Walmart Stores Inc. (NYSE:WMT), a company struggling to change course as the age of supercenters limps to an end, may be encouraging unlawful inventory accounting as a means of boosting the company’s supposed share price. Or at least, that’s what a recent report from The Nationseems to suggest.
The story goes something like this: in 2012, Erica Davidson became store manager of a struggling Greensboro, North Carolina Walmart store. Davidson was tasked with reducing what’s referred to as the store’s “shrinkage,” a term that is loosely defined as the value of stolen or lost goods. Davidson, who was hoping to prove herself, succeeded in reducing shrinkage at the Greensboro location. In fact, she reported such success that senior-level management executives sent her to conference meetings to train other Walmart store managers in her practices.
The problem? The practices Davidson’s superiors preferred weren’t always lawful. The managerment, she says, encouraged her to utilize techniques which made the store’s shrinkage loss appear better on paper than it actually was. She carried out these techniques, and was repeatedly praised for her efforts. “Those things were just like money in the bank to them,” Davidson told the Nation in an interview. “It was like, ‘oh, great job.’ There was never any accountability or any investigation that they went into why — not just in my store, but in any store throughout the region.”
Davidson added that often the inventory numbers should have raised “red flags,” but instead her superiors continued to offer up praise and encouragement. Davidson says that a former senior vice president of the company even wrote her handwritten notes commending her successful results.
All of that stopped when the region’s operations were examined by the company’s fraud investigators in 2013. At the end of August, Davidson told The Nation, her store’s inventory showed a huge reduction in shrinkage loss, down to just $350,000 from more than $2.1 million the previous year; Davidson received no more praise. The higher-ups remained silent. “There was none of that ‘rah-rah, congratulations’ stuff that I got the previous years,” Davidson said.

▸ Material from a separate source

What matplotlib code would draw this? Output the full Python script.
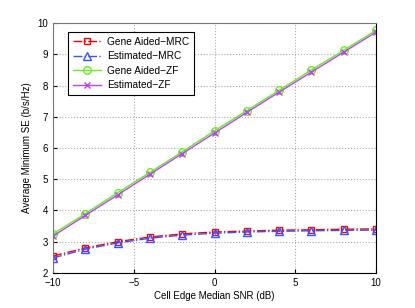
import matplotlib
matplotlib.use('Agg')
import matplotlib.pyplot as plt

plt.rcParams['font.family'] = ['Liberation Sans', 'DejaVu Sans']

snr_db = [-10, -8, -6, -4, -2, 0, 2, 4, 6, 8, 10]
gene_mrc = [2.54, 2.80, 3.00, 3.15, 3.25, 3.31, 3.34, 3.37, 3.38, 3.40, 3.41]
est_mrc = [2.48, 2.76, 2.96, 3.11, 3.21, 3.27, 3.31, 3.33, 3.35, 3.36, 3.37]
gene_zf = [3.25, 3.90, 4.57, 5.22, 5.88, 6.55, 7.20, 7.85, 8.50, 9.13, 9.77]
est_zf = [3.18, 3.84, 4.50, 5.16, 5.82, 6.48, 7.14, 7.79, 8.43, 9.07, 9.71]

fig = plt.figure(figsize=(4.15, 3.08), dpi=100)
ax = fig.add_axes([0.128, 0.114, 0.778, 0.811])

ax.plot(snr_db, gene_mrc, color='red', linestyle='-.', linewidth=1, marker='s',
        markersize=5, markerfacecolor='none', label='Gene Aided\u2212MRC')
ax.plot(snr_db, est_mrc, color='#3355ff', linestyle='-.', linewidth=1, marker='^',
        markersize=5.5, markerfacecolor='none', label='Estimated\u2212MRC')
ax.plot(snr_db, gene_zf, color='#66ee22', linestyle='-', linewidth=1, marker='o',
        markersize=5.5, markerfacecolor='none', label='Gene Aided\u2212ZF')
ax.plot(snr_db, est_zf, color='#bb44ee', linestyle='-', linewidth=1, marker='x',
        markersize=4, label='Estimated\u2212ZF')

ax.set_xlim(-10, 10)
ax.set_ylim(2, 10)
ax.set_xticks([-10, -5, 0, 5, 10])
ax.set_yticks(range(2, 11))
ax.tick_params(direction='in', labelsize=7, length=3)
ax.grid(True, linestyle=':', color='#aaaaaa', linewidth=0.8)
ax.spines['left'].set_color('#777777')
ax.spines['top'].set_color('#777777')

ax.set_xlabel('Cell Edge Median SNR (dB)', fontsize=7, labelpad=2)
ax.set_ylabel('Average Minimum SE (b/s/Hz)', fontsize=7, labelpad=4)

leg = ax.legend(loc='upper left', bbox_to_anchor=(0.046, 0.964), borderaxespad=0,
                fontsize=7.3, frameon=True, fancybox=False, edgecolor='black',
                framealpha=1, borderpad=0.45, labelspacing=0.45, handlelength=2.8,
                handletextpad=0.6)
leg.get_frame().set_linewidth(0.8)

fig.savefig('out.png', dpi=100)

Davidson was then fired after nineteen years with the company, according to The Nation. Her exit interview form cites that she was fired for “Gross Misconduct – Integrity Issue.” For Davidson’s part, she claims that her superiors encouraged managers in her region to falsify data and utilize unlawful techniques. She added that she is just one among a number of different managers on the Eastern Seaboard who have been fired for similar allegations, in an attempt by senior-level management to deflect accusations of inventory fraud away from themselves.
Brook Buchanan, a spokesperson for Walmart, admitted for the first time last week that the company is conducting a “thorough review” of its “store-level processes.” The company also issued a statement to The Nation in which Buchanan said: “Walmart takes allegations of improper conduct seriously and we have strong programs in place to prevent, detect, and remediate issues that may arise.” The statement continues: “We have initiated a thorough review of our store level processes to help ensure we have the right policies and controls in place.”
Adding to suspicions that fraudulent activity might extend beyond the store-management level, this year, as the investigations continued, several of Davidson’s former superiors left the company. Including Ronny Hayes, Walmart’s head of operations in North Carolina, who retired, and Henry Jordan, who was responsible for leading the company’s gargantuan Eastern Seaboard division, who also supposedly retired. The Nation also notes that the company’s regional asset-protection manager, who was intimately linked with inventory tracking in the state, was fired in May, though the company has not released its reasoning for his dismissal.
But what does inventory accounting fraud have to do with Walmart’s share price? Well, to a certain extent, that depends on how deep and how widespread the company’s fraudulent accounting practices really are, but there is evidence to suggest that the company is encouraging similar behavior in other regions, The Nation reports.
Inventory fraud is an issue particularly in the retail industry. Retail businesses rely on narrow margins, so shrinkage, as a result of shoplifting or other losses can have a huge impact on a store’s profitability. It’s such a big issue that Sam Walton, Walmart’s founder, has commented on it several times, stating that: “Shrinkage, or unaccounted-for inventory loss — theft, in other words — is one of the biggest enemies of profitability in the retail business.”
Other store managers interviewed noted that there could be other reasons behind Walmart’s pervasive inventory fraud besides the ongoing struggle for profitability; The Nation notes that one manager cited understaffing in particular. Overstretched employees, the manager said, are often forced to fabricate numbers when they can’t possibly perform a proper count of physical merchandise on their own.
Regardless of the reasoning behind Walmart’s inventory fraud issues, if the phenomenon is as widespread as some managers claim it is, the company’s stock price could easily be artificially inflated by fabricated numbers. Further, it would be incredibly difficult to know just how inflated. If stores aren’t profitable, or not nearly as profitable as they report being, the entire company’s share price could potentially be affected, and that, of course, affects investors in a big way.